Required task — Retype every line from the start of the data down to and including the line with "plt.rcParams['font.family'] = ['Liberation". Skip the pictures.

Source material —
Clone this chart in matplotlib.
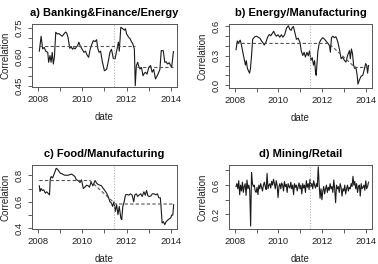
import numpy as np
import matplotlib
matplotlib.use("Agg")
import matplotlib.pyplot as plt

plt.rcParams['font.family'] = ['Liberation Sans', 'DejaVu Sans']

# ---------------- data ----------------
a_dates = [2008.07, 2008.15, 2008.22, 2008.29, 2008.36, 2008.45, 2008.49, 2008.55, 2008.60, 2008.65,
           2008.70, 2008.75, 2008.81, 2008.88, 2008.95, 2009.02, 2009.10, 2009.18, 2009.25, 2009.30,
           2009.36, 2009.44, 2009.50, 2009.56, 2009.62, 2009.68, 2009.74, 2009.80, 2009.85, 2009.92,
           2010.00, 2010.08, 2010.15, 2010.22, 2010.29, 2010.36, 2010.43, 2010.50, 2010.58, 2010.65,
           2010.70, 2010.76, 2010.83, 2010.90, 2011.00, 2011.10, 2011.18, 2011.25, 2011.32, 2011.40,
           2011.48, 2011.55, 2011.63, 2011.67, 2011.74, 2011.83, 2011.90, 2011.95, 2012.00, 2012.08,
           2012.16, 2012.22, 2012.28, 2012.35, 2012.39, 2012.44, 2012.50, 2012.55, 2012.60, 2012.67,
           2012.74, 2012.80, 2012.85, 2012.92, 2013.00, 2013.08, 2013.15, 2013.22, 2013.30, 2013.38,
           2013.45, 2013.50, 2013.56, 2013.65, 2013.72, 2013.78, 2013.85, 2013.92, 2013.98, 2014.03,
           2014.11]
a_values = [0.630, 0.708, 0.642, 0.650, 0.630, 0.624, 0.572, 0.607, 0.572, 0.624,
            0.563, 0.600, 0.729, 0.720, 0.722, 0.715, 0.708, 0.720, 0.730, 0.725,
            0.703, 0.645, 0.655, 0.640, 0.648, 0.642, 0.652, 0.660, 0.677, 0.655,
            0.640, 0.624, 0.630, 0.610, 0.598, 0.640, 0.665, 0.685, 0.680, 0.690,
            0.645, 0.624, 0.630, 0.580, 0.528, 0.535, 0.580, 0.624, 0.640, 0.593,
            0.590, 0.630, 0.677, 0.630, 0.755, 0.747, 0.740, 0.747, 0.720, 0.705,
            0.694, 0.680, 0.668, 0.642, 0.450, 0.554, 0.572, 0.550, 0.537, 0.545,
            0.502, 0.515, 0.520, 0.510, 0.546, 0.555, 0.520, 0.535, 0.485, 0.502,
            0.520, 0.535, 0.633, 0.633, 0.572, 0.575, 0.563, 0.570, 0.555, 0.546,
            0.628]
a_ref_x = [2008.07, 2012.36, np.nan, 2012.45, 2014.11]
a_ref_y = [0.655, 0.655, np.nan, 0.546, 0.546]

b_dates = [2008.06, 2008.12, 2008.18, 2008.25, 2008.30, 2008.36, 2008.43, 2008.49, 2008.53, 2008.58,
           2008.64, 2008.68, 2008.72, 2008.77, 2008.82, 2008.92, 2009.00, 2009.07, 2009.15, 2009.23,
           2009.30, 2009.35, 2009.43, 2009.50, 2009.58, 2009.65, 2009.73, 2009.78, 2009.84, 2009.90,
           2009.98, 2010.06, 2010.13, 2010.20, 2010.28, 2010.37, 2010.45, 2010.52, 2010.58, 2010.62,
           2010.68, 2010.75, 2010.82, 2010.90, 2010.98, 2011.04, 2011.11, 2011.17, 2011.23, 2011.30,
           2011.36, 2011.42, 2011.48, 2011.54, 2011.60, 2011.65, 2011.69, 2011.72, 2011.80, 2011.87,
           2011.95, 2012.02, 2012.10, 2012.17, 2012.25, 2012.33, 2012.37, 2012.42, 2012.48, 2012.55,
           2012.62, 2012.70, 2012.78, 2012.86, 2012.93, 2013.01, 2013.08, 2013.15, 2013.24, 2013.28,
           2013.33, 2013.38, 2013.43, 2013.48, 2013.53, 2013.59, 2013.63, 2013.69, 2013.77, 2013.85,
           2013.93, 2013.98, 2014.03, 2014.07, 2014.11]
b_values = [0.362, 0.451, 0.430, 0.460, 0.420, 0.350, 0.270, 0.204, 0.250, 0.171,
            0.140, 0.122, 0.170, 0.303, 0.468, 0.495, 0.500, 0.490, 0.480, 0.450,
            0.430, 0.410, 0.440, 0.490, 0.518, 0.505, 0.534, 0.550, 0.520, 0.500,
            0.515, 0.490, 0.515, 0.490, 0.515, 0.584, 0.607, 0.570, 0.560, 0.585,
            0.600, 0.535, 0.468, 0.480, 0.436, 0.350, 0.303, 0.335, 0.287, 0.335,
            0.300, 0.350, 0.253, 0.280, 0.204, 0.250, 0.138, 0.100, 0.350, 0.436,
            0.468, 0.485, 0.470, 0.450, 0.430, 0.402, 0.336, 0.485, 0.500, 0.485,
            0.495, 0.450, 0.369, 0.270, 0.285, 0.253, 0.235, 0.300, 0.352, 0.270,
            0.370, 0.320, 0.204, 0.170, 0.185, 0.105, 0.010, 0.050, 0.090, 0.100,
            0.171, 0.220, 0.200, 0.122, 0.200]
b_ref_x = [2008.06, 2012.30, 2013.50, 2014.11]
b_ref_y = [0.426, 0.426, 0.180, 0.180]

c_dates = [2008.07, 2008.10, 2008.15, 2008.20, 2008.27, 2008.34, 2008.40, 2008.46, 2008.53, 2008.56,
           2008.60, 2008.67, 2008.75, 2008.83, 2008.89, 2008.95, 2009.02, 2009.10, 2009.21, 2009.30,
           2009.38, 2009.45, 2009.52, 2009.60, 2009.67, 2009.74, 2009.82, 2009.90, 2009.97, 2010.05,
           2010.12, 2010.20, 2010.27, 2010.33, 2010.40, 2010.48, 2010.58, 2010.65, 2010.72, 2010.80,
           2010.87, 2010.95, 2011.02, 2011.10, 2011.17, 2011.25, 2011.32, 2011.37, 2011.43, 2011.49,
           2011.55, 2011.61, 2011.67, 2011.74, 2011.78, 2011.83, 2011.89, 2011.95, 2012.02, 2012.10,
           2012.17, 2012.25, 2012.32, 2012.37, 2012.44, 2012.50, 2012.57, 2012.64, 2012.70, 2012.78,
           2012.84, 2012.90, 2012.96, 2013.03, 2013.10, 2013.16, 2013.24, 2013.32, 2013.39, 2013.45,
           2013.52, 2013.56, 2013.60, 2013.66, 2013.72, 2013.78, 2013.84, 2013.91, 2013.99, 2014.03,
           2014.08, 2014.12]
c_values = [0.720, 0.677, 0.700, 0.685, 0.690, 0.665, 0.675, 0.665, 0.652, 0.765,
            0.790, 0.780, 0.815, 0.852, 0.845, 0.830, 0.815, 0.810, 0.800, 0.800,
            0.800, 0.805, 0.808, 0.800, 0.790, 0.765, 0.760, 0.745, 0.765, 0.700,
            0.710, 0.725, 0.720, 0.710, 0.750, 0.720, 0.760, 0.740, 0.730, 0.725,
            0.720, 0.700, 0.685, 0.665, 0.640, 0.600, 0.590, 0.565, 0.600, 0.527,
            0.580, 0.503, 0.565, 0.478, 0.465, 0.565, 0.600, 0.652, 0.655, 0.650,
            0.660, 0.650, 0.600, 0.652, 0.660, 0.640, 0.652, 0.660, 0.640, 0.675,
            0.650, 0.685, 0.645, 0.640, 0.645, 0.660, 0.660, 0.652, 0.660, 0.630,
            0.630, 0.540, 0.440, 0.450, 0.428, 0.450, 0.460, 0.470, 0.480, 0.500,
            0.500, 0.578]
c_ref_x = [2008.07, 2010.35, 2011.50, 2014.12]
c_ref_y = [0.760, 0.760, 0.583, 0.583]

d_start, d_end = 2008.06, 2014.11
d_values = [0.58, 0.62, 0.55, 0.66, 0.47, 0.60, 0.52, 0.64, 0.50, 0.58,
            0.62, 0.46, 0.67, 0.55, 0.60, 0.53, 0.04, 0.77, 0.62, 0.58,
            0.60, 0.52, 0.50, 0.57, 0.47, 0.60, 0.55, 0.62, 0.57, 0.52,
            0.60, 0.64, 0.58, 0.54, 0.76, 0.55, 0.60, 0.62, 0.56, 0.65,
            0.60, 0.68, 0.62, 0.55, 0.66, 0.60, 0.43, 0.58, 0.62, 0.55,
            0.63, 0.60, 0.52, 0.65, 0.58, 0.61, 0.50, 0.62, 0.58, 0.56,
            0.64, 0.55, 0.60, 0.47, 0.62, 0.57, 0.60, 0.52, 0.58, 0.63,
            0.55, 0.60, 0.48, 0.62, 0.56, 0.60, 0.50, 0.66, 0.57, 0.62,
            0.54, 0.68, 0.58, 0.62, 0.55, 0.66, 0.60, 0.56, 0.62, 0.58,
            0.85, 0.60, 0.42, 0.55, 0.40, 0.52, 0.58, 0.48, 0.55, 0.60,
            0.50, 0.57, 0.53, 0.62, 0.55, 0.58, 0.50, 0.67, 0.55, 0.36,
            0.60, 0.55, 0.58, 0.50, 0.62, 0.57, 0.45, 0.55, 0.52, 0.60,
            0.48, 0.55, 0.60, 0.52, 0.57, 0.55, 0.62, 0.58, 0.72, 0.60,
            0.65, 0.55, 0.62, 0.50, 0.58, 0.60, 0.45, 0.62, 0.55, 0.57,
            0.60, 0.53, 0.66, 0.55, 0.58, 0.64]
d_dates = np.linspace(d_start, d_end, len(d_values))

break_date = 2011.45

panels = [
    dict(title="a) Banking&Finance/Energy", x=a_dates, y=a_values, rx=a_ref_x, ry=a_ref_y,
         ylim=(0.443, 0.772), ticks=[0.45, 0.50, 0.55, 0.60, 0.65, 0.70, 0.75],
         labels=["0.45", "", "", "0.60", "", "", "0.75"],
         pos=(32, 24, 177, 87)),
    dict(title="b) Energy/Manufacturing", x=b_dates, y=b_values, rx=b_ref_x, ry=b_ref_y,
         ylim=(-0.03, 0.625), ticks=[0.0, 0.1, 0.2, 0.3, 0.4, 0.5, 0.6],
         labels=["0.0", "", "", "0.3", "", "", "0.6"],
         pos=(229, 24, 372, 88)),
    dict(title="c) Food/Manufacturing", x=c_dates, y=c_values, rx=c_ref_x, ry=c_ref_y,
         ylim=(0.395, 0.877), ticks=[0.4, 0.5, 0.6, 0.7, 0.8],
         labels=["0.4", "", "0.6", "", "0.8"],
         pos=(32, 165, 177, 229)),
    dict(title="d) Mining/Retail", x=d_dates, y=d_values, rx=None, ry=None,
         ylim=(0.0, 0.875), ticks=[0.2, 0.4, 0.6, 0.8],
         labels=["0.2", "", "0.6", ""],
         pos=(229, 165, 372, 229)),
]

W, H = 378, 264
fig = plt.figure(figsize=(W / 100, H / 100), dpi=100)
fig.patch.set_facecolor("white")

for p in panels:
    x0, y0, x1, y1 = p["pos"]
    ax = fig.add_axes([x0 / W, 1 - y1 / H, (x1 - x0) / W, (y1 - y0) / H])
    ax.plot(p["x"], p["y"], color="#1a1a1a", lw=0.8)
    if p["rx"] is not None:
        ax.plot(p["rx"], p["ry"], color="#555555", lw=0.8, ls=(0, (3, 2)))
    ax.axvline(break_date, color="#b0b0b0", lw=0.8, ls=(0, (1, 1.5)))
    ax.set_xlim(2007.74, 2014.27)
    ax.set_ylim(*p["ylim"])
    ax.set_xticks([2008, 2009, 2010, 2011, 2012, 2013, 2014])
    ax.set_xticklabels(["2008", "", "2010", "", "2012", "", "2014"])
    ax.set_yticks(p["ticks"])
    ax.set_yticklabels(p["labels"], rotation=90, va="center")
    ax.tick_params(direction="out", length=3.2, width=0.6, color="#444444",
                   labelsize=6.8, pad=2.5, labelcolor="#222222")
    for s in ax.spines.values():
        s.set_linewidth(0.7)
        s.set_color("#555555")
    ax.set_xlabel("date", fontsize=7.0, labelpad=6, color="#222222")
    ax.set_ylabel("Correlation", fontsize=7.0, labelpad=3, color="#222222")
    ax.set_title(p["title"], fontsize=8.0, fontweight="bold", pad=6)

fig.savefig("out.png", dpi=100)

Solution below —
Clone this chart in matplotlib.
import numpy as np
import matplotlib
matplotlib.use("Agg")
import matplotlib.pyplot as plt

plt.rcParams['font.family'] = ['Liberation Sans', 'DejaVu Sans']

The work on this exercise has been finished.